The land next to us is a 10-acre plot that may or may not suffer that same fate, but as it stands now it is just Earth, without a single human structure. We really hope to add it to our 4.5 acres, and let it be land alone, with maybe a few simple off-the-electric-grid structures at most. We want it to be an extension of the work we’re already doing, and help us create a plant Sanctuary as well as a natural workshop space for various creative arts. We’re working towards that goal, slowly but surely, but are much further away than we need to be to make it happen. Anything folks can give (who are in a position to do so) helps us resist what is happening all around us, both locally as well as globally. Our campaign here is not to “buy” this land but just to get the down payment. We will finish the deal after that, on our own, just as we struggle to finish our current mortgage payment on a place that is valued, by the banks, at less than we owe. Ultimately that doesn’t matter to us, because we’re not re-selling this place, and we won’t be re-selling the land next to us, when we get it. We want to unify these plots because we are already unified with this place. Our roots have taken hold, regardless of assessed values or current market or any of that other devilish tomfoolery.

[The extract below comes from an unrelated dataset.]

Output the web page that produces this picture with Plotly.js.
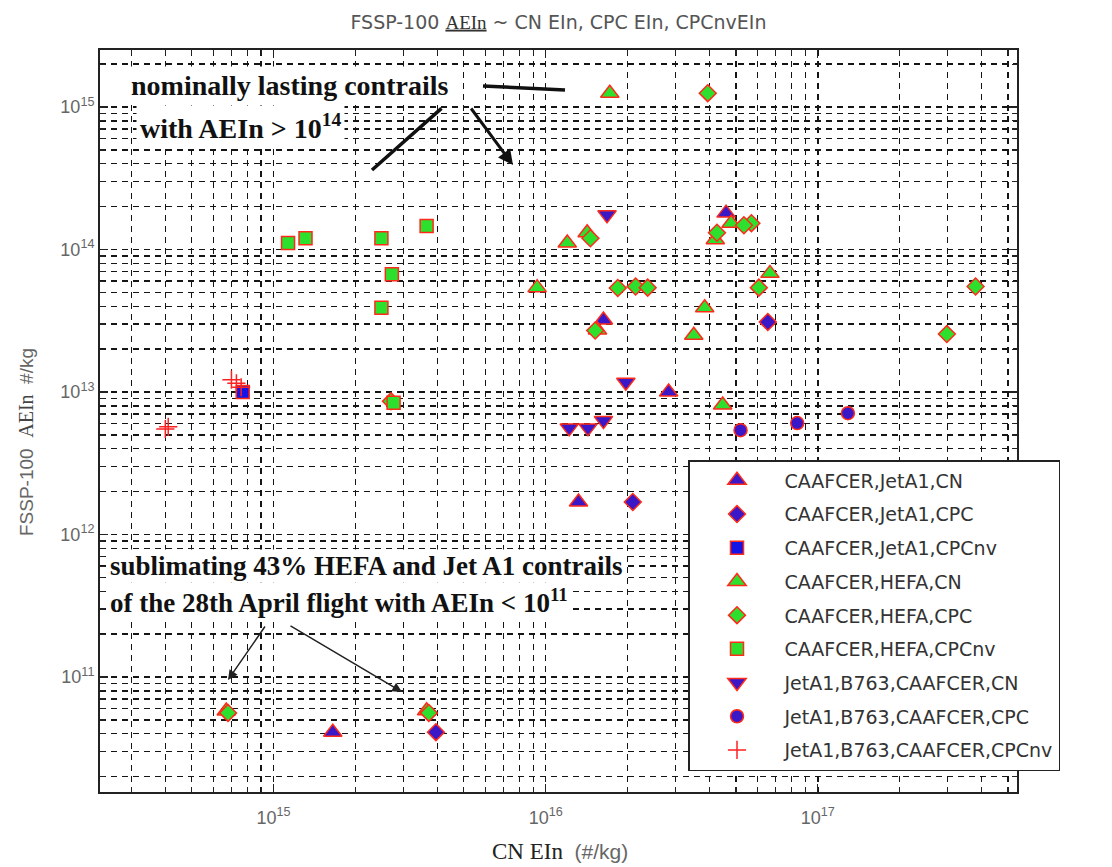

Sadly, that was also the case with our neighbors who are forced to leave this land behind now. They held this little chunk of land together for 20 years, but the devil math came back and reclaimed it as resource and collateral and ignored the larger truths of the Earth and the People. It is our turn though, and we hope to be able to fly our own homemade red pitchfork on a green field flag on this little plot of resistance against business as usual, against “development”, against all that overlooks the simple complex relationship of human and land, and tries to unnecessarily over-complicate it behind the abstraction of wealth. We do not want this land to get any more abstract than it already is, because it is already a really beautiful place, and we’d like to help leave it that way.